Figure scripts
——————

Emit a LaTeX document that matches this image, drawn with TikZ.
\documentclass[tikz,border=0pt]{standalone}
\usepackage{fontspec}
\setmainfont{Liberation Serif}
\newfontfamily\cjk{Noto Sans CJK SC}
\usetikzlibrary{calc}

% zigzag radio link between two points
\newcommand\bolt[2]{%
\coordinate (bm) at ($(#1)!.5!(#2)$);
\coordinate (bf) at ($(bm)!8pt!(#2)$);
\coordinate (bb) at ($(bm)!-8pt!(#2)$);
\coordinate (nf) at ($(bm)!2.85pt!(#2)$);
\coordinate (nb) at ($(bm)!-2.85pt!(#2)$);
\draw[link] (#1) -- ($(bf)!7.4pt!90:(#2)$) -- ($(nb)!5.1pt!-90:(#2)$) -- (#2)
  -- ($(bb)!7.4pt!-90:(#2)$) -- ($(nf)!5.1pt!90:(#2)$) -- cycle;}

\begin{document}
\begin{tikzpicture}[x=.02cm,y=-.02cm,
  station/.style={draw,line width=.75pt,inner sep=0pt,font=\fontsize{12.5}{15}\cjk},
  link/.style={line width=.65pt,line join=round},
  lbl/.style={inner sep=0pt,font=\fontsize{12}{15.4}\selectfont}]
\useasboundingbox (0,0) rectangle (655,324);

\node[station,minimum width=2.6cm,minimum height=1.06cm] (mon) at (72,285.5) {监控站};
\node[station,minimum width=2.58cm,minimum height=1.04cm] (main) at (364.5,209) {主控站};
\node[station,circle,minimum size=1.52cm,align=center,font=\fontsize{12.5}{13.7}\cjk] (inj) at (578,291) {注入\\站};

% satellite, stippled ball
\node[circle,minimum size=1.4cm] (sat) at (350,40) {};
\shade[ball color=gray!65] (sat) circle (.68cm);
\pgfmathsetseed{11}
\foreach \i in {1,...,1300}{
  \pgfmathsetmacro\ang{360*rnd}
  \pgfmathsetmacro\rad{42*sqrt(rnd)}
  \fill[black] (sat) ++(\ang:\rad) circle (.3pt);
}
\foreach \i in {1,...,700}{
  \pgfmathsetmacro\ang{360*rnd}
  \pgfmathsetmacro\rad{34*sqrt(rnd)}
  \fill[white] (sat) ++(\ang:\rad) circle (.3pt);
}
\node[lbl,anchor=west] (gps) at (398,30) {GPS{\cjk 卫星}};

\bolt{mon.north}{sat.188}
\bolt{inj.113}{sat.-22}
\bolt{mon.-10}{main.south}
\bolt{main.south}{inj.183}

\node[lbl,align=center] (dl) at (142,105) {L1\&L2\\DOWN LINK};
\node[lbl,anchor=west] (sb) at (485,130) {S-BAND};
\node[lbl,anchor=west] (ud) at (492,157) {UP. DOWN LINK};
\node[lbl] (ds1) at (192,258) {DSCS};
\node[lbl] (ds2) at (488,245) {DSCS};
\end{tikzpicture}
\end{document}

——————

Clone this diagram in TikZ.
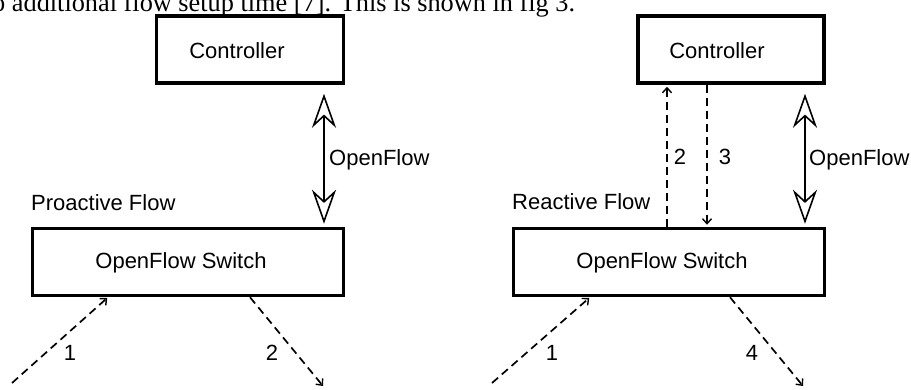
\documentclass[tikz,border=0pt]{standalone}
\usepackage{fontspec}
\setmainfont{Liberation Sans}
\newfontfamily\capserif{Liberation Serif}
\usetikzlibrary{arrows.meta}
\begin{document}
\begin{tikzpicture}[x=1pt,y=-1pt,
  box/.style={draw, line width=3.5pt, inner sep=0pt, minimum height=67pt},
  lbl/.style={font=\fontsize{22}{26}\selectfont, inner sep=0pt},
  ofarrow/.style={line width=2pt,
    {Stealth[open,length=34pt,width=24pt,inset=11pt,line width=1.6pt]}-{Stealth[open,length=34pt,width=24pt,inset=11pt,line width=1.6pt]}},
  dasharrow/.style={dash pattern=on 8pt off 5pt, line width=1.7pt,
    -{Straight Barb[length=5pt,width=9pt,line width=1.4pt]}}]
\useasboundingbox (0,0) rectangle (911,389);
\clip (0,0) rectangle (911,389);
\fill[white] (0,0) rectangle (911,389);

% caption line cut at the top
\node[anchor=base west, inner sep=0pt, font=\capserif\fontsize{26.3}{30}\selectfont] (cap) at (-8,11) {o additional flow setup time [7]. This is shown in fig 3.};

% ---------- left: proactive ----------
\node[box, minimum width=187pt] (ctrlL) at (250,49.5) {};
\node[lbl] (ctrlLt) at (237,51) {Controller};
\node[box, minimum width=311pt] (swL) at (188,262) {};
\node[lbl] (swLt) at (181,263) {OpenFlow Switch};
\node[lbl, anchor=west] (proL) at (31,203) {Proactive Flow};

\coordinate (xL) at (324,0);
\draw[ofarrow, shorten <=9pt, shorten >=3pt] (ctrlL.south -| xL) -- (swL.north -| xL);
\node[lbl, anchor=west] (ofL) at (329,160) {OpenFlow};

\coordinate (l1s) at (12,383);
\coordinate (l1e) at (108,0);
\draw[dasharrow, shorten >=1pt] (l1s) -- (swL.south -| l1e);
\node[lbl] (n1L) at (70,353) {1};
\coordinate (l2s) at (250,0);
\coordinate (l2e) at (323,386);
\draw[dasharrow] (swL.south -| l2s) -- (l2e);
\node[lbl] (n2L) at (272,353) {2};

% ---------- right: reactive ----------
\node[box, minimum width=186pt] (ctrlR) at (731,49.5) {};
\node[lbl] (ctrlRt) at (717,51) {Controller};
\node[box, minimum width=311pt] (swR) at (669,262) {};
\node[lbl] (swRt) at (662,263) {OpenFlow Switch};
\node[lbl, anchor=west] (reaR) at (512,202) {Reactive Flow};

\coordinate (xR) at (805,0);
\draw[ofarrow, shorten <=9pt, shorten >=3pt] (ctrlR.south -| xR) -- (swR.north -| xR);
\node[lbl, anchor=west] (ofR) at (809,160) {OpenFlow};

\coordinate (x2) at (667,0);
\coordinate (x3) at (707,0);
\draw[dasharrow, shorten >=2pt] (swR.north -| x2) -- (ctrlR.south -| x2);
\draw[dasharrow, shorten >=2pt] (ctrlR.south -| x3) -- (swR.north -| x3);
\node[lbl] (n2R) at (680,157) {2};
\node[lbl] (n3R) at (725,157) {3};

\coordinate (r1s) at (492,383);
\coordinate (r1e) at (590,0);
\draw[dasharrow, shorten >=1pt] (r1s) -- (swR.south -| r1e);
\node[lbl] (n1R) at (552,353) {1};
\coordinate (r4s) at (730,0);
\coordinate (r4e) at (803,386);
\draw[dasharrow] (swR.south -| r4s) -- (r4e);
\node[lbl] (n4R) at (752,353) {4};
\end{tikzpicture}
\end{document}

——————

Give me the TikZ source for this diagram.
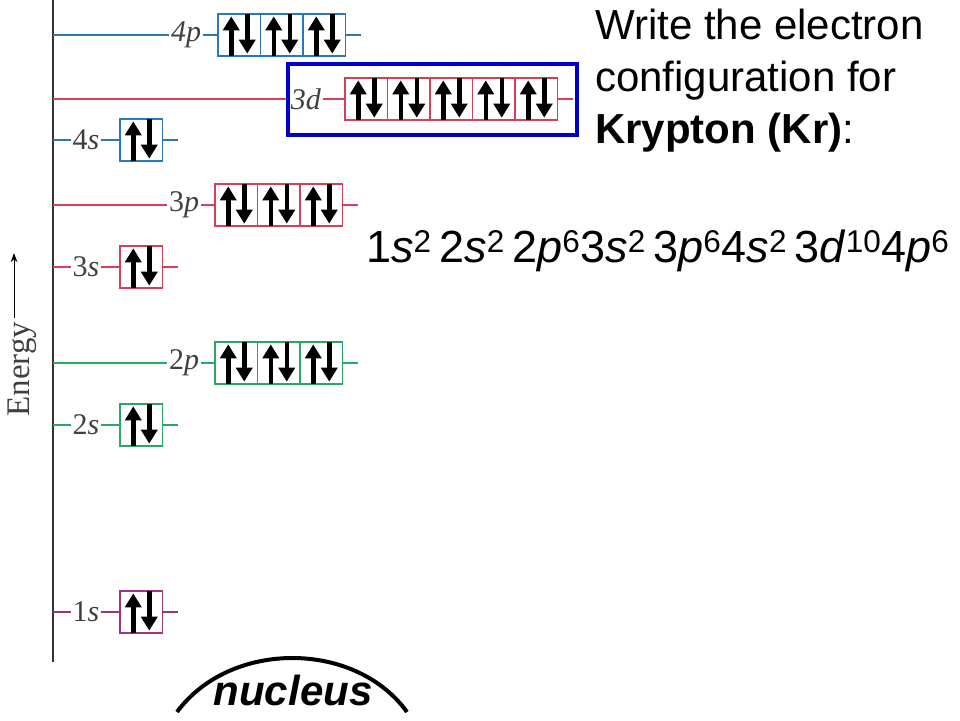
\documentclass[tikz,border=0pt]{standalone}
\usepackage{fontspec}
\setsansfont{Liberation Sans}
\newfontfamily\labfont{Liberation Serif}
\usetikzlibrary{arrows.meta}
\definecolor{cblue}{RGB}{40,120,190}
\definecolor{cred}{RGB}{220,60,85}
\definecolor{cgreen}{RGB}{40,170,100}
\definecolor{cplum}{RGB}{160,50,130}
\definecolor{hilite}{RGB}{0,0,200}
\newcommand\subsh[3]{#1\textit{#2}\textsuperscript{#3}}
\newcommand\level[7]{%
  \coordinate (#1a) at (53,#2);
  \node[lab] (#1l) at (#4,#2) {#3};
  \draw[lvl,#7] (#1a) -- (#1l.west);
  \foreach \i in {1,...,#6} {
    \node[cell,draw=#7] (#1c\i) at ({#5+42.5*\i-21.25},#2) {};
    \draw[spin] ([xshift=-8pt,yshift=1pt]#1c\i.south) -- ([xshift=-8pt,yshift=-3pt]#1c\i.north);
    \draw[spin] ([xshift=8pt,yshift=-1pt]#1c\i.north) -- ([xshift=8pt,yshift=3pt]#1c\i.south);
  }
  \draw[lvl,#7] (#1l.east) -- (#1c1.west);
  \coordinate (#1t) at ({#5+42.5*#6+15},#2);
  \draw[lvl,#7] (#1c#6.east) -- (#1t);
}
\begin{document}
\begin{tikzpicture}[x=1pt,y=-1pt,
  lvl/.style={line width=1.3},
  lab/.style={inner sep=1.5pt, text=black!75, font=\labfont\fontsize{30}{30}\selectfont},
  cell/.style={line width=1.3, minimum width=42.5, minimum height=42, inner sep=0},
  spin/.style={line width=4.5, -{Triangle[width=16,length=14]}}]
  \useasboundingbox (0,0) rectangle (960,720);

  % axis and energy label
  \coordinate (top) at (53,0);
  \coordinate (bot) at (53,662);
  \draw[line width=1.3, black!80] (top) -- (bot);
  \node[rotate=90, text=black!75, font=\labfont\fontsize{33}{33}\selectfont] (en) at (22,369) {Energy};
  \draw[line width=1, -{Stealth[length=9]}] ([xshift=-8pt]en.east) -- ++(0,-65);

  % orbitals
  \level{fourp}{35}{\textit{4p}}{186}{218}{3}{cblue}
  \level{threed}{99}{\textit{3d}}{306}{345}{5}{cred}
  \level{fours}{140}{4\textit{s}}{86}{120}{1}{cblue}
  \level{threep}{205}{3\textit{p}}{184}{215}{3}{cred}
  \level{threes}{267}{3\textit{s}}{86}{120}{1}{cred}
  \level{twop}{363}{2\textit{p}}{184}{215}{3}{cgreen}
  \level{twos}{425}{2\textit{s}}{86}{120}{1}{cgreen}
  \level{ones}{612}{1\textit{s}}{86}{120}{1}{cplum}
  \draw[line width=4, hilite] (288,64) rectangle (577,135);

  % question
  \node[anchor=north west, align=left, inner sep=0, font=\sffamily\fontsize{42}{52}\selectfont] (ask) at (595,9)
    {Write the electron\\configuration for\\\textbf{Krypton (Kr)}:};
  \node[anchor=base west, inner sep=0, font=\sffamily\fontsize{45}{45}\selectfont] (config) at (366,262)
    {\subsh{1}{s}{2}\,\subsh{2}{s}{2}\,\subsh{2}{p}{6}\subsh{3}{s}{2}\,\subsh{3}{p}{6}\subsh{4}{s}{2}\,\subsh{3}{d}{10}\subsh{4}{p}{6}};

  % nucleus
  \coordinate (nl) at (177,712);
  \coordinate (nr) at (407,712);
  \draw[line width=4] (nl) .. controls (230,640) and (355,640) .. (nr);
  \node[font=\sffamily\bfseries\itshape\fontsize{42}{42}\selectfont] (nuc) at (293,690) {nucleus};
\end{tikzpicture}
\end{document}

——————

— Task requirements —
Leaving the pictures out, write out exactly the lines from the line containing "Clone this diagram in TikZ." through the line containing "(cap) at (-8,11)", both included.

— The answer —
Clone this diagram in TikZ.
\documentclass[tikz,border=0pt]{standalone}
\usepackage{fontspec}
\setmainfont{Liberation Sans}
\newfontfamily\capserif{Liberation Serif}
\usetikzlibrary{arrows.meta}
\begin{document}
\begin{tikzpicture}[x=1pt,y=-1pt,
  box/.style={draw, line width=3.5pt, inner sep=0pt, minimum height=67pt},
  lbl/.style={font=\fontsize{22}{26}\selectfont, inner sep=0pt},
  ofarrow/.style={line width=2pt,
    {Stealth[open,length=34pt,width=24pt,inset=11pt,line width=1.6pt]}-{Stealth[open,length=34pt,width=24pt,inset=11pt,line width=1.6pt]}},
  dasharrow/.style={dash pattern=on 8pt off 5pt, line width=1.7pt,
    -{Straight Barb[length=5pt,width=9pt,line width=1.4pt]}}]
\useasboundingbox (0,0) rectangle (911,389);
\clip (0,0) rectangle (911,389);
\fill[white] (0,0) rectangle (911,389);

% caption line cut at the top
\node[anchor=base west, inner sep=0pt, font=\capserif\fontsize{26.3}{30}\selectfont] (cap) at (-8,11) {o additional flow setup time [7]. This is shown in fig 3.};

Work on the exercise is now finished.